上の絵図は江戸時代の高島城の縄張りのごく大雑把な想像図です。正確な形状は「高島城 縄張り」というキーワードでネット検索して確認してください。
城郭の立地場所は諏訪湖南東部の湿地帯で、何本もの河川が諏訪湖に流れ込む河口部に砂洲がいくつも形成されていた地形だったと想像しています。そのなかで、湖面に岬のように突出した砂洲を縄張りとして、その周囲を掘り下げて水路をつくり、曲輪の周に堤防を築いて土砂を盛って干拓したようです。
周囲は一面、湿原葦原で、各郭の周囲には鉢巻石垣の上に土塁を施してあったと想像しています。
各曲輪は、軍事的防衛施設でもあったのですが、ことに衣ノ渡曲輪と二ノ丸、三ノ丸は諏訪湖舟運の交易基地でもあって、藩庁施設とともに船着き場や倉庫群があったのではないでしょうか。
南ノ丸は家臣の武家屋敷が並んでいたでしょう。その南側にやはり干拓造成した土地の上に城下街が形成されていたでしょう。

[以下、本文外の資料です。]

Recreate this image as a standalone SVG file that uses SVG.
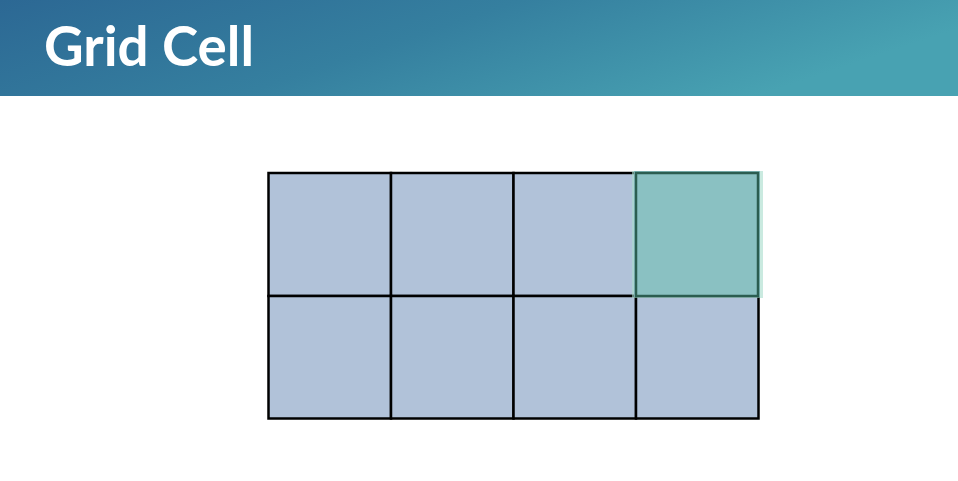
<svg xmlns="http://www.w3.org/2000/svg" width="958" height="481" viewBox="0 0 958 481">
<defs>
<linearGradient id="hdr" x1="0" y1="0" x2="1" y2="0.3">
<stop offset="0" stop-color="#2c6894"/>
<stop offset="0.5" stop-color="#357f9f"/>
<stop offset="1" stop-color="#48a2b2"/>
</linearGradient>
<style>
.cell{fill:#b1c2d9;stroke:#000;stroke-width:2.5}
.title{font-family:Lato,"Open Sans",sans-serif;font-weight:bold;font-size:55px;fill:#fff}
</style>
</defs>
<rect width="958" height="481" fill="#fff"/>
<g id="header">
<rect x="0" y="0" width="958" height="96" fill="url(#hdr)"/>
<text class="title" x="44" y="66" textLength="210" lengthAdjust="spacingAndGlyphs">Grid Cell</text>
</g>
<g id="grid">
<rect class="cell" x="268.5" y="173" width="122.5" height="123"/>
<rect class="cell" x="391" y="173" width="122.5" height="123"/>
<rect class="cell" x="513.5" y="173" width="122.5" height="123"/>
<rect class="cell" x="636" y="173" width="122.5" height="123"/>
<rect class="cell" x="268.5" y="296" width="122.5" height="122.5"/>
<rect class="cell" x="391" y="296" width="122.5" height="122.5"/>
<rect class="cell" x="513.5" y="296" width="122.5" height="122.5"/>
<rect class="cell" x="636" y="296" width="122.5" height="122.5"/>
</g>
<g id="highlight">
<rect x="632" y="171" width="131" height="127" fill="#a6dccb" opacity="0.6"/>
<rect x="634" y="171" width="126" height="126" fill="#8ac1c2"/>
<rect x="636" y="173" width="122" height="123" fill="#8ac1c2" stroke="#2b5d50" stroke-width="2.5"/>
</g>
</svg>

その街集落には、舟運業を中心とした商人もいたでしょうが、多くは漁民や農民だったと思われます。
この城下街集落は、甲州街道の上ノ諏訪宿と結びついていました。
こんな城郭建築に不向きな軟弱な場所に築城した理由は、戦国時代の半ばまでのように難攻不落の城郭築城ではなく、商業物流と連結した兵站補給システムを構築し、城砦の周囲に広く面状の統治・支配をおよぼすことに城郭戦略が転換したことから、諏訪湖の舟運と中仙道、甲州道とを連結できる物流結節点を城を中心に掌握したかったという構想によるものと考えられます。